Well worth the short trek up to Fourvière, the underground Musée Gallo-Romain showcases exhibits from prehistoric times to 7 AD, the sheer number and splendour of which serve to underline Roman Lyon’s importance. Among the many highlights is a fragment of the so-called “Claudian Table”, a fine bronze engraving of a speech by the Lyon-born Emperor Claudius, discovered in 1528 by a Lyonnais cloth-maker. Elsewhere look out for a superb Bronze Age processional chariot, and some remarkably well-preserved mosaics – “In The Circus”, for example, recalls the city’s standing as one of Roman Gaul’s most popular centres of entertainment. Alongside the museum, dug into the hillside, stand the substantial remains of two ruined theatres – the larger of which was built by Augustus in 15 BC and extended in the second century by Hadrian to seat 10,000 spectators. Nowadays, they are the focal point for the Nuits de Fourvière music and film festival each summer.

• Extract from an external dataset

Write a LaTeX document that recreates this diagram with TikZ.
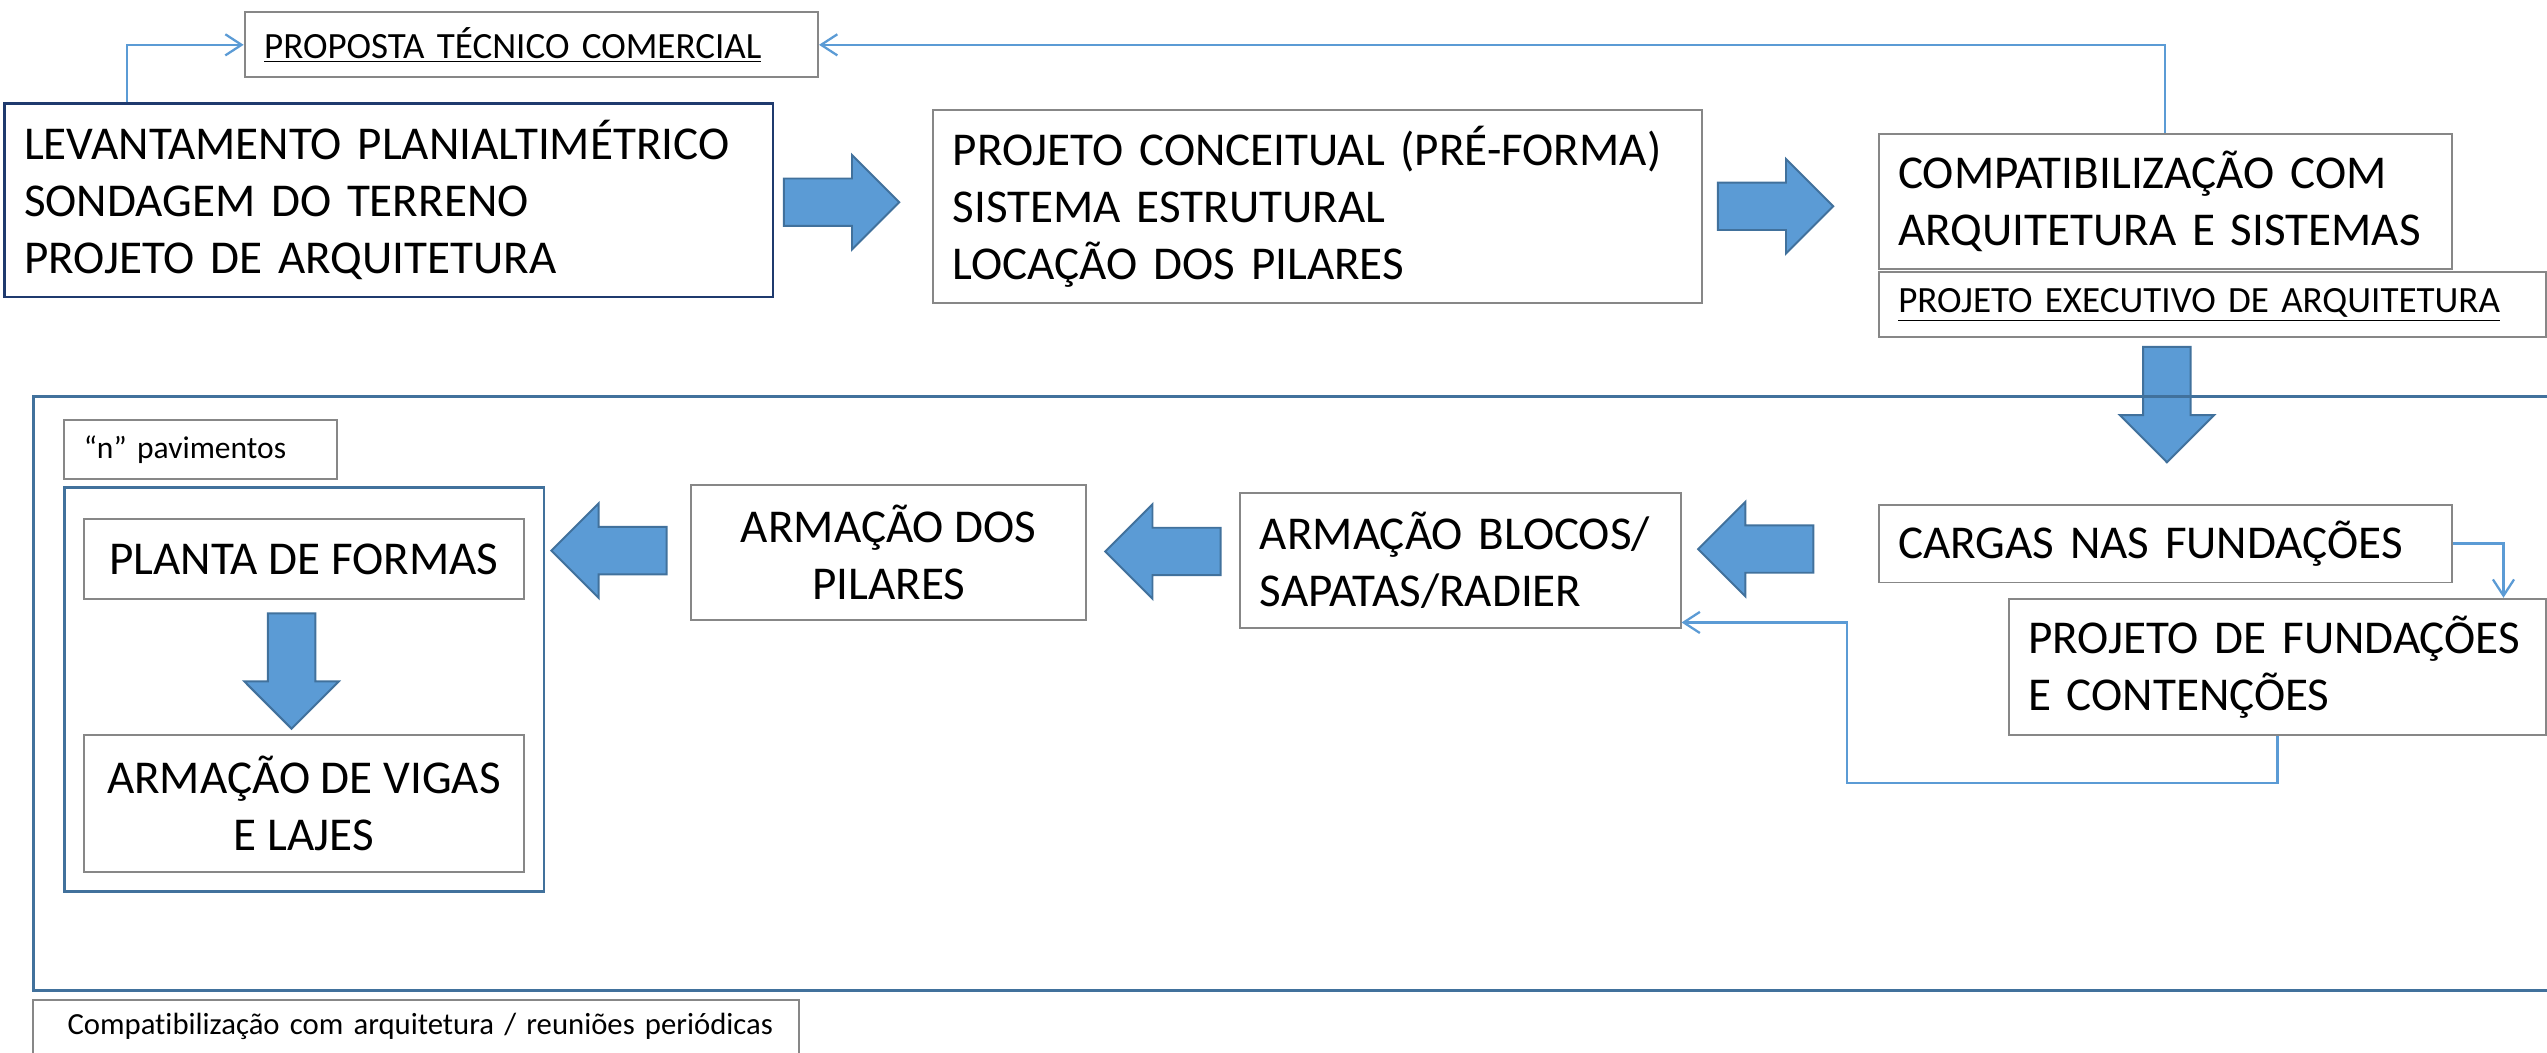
\documentclass[tikz,border=0pt]{standalone}
\usepackage{fontspec}
\setmainfont{Carlito}[Ligatures={TeX,NoCommon}]
\usepackage{xcolor}
\usetikzlibrary{shapes.arrows}
\usetikzlibrary{arrows.meta}
\definecolor{boxgray}{HTML}{878787}
\definecolor{levnavy}{HTML}{1F3A6E}
\definecolor{frameblue}{HTML}{41719C}
\definecolor{arrowfill}{HTML}{5B9BD5}
\definecolor{linkblue}{HTML}{5B9BD5}
\newcommand{\bigtxt}{\fontsize{29}{35}\selectfont}
\newcommand{\midtxt}{\fontsize{22.8}{27.6}\selectfont}
\newcommand{\smalltxt}{\fontsize{19.4}{23.5}\selectfont}
\tikzset{box/.style={draw=boxgray, line width=1.2pt, fill=white, anchor=north west, inner xsep=12pt, inner ysep=0pt},
 frame/.style={box, draw=frameblue, fill=none, line width=1.8pt},
 blockarrow/.style={single arrow, draw=frameblue, fill=arrowfill, line width=1.2pt, inner sep=14pt, anchor=tail,
   minimum height=71pt, single arrow head extend=14.5pt, single arrow tip angle=90},
 conn/.style={draw=linkblue, line width=1.4pt, -{Straight Barb[length=10pt,width=13pt]}},
 }

\begin{document}
\begin{tikzpicture}[x=1pt,y=-1pt]
        \useasboundingbox (0,0) rectangle (1568,648);
        \node[box, minimum width=353pt, minimum height=40pt, text width=329pt, align=left, font=\midtxt] (prop) at (150,7) {\underline{PROPOSTA TÉCNICO COMERCIAL}};
        \node[box, draw=levnavy, line width=1.6pt, minimum width=473pt, minimum height=119pt, text width=449pt, align=left, font=\bigtxt] (lev) at (2,63) {LEVANTAMENTO PLANIALTIMÉTRICO\\SONDAGEM DO TERRENO\\PROJETO DE ARQUITETURA};
        \node[blockarrow] (a1) at (482,124.5) {};
        \node[box, minimum width=473pt, minimum height=119pt, text width=449pt, align=left, font=\bigtxt] (conc) at (574,67) {PROJETO CONCEITUAL (PRÉ-FORMA)\\SISTEMA ESTRUTURAL\\LOCAÇÃO DOS PILARES};
        \node[blockarrow] (a2) at (1057,127) {};
        \node[box, minimum width=353pt, minimum height=83pt, text width=329pt, align=left, font=\bigtxt] (comp) at (1156,82) {COMPATIBILIZAÇÃO COM\\ARQUITETURA E SISTEMAS};
        \node[box, minimum width=411pt, minimum height=40pt, text width=387pt, align=left, font=\midtxt] (exec) at (1156,167) {\underline{PROJETO EXECUTIVO DE ARQUITETURA}};
        \node[blockarrow, shape border rotate=270] (a3) at (1334,213) {};
        \node[frame, minimum width=1560pt, minimum height=366pt] (outer) at (20,243) {};
        \node[box, minimum width=471pt, inner xsep=0pt, text width=471pt, align=left, text height=21pt, text depth=30pt, font=\fontsize{18.9}{23}\selectfont] (reun) at (20,615) {\hspace*{21pt}Compatibilização com arquitetura / reuniões periódicas};
        \node[box, minimum width=168pt, minimum height=36pt, text width=144pt, align=left, font=\smalltxt] (npav) at (39,258) {“n” pavimentos};
        \node[frame, minimum width=295pt, minimum height=249pt] (grp) at (39,299) {};
        \node[box, minimum width=271pt, minimum height=49pt, font=\bigtxt] (planta) at (51,319) {PLANTA DE FORMAS};
        \node[blockarrow, shape border rotate=270] (a4) at (179.5,377) {};
        \node[box, minimum width=271pt, minimum height=84pt, align=center, font=\bigtxt] (vigas) at (51,452) {ARMAÇÃO DE VIGAS\\E LAJES};
        \node[blockarrow, shape border rotate=180] (a5) at (411,339) {};
        \node[box, minimum width=243pt, minimum height=83pt, align=center, font=\bigtxt] (pil) at (425,298) {ARMAÇÃO DOS\\PILARES};
        \node[blockarrow, shape border rotate=180] (a6) at (752,339.5) {};
        \node[box, minimum width=271pt, minimum height=83pt, text width=247pt, align=left, font=\bigtxt] (blocos) at (763,303) {ARMAÇÃO BLOCOS/\\SAPATAS/RADIER};
        \node[blockarrow, shape border rotate=180] (a7) at (1117,338) {};
        \node[box, minimum width=353pt, minimum height=48pt, text width=329pt, align=left, font=\bigtxt] (cargas) at (1156,310) {CARGAS NAS FUNDAÇÕES};
        \node[box, minimum width=331pt, minimum height=84pt, text width=307pt, align=left, font=\bigtxt] (fund) at (1236,368) {PROJETO DE FUNDAÇÕES\\E CONTENÇÕES};
        \draw[conn] ([xshift=76pt]lev.north west) |- (prop.west);
        \draw[conn] ([xshift=177pt]comp.north west) |- (prop.east);
        \draw[conn] (cargas.east) -| ([xshift=-27pt]fund.north east);
        \coordinate (loop) at (1137,482);
        \draw[conn] ([xshift=166pt]fund.south west) |- (loop) |- ([yshift=4pt]blocos.south east);
    \end{tikzpicture}
\end{document}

A hulking, incredibly ornate wedding cake of a church, the Basilique Notre-Dame de Fourvière was built, like the Sacré-Coeur in Paris, in the aftermath of the 1871 Commune to emphasize the defeat of the godless socialists. And like the Sacré-Coeur, its hilltop position has become a defining element in the city’s skyline. Overblown it may be, but the interior is utterly dazzling, from the marble statues and stained glass to the gold and turquoise mosaic wall panels, depicting events such as Joan of Arc in Orleans and The Battle of Lepanto. Take a look, too, down in the crypt, where there’s some beautifully executed stonework, plus an ornate turquoise mosaic ceiling in the apse.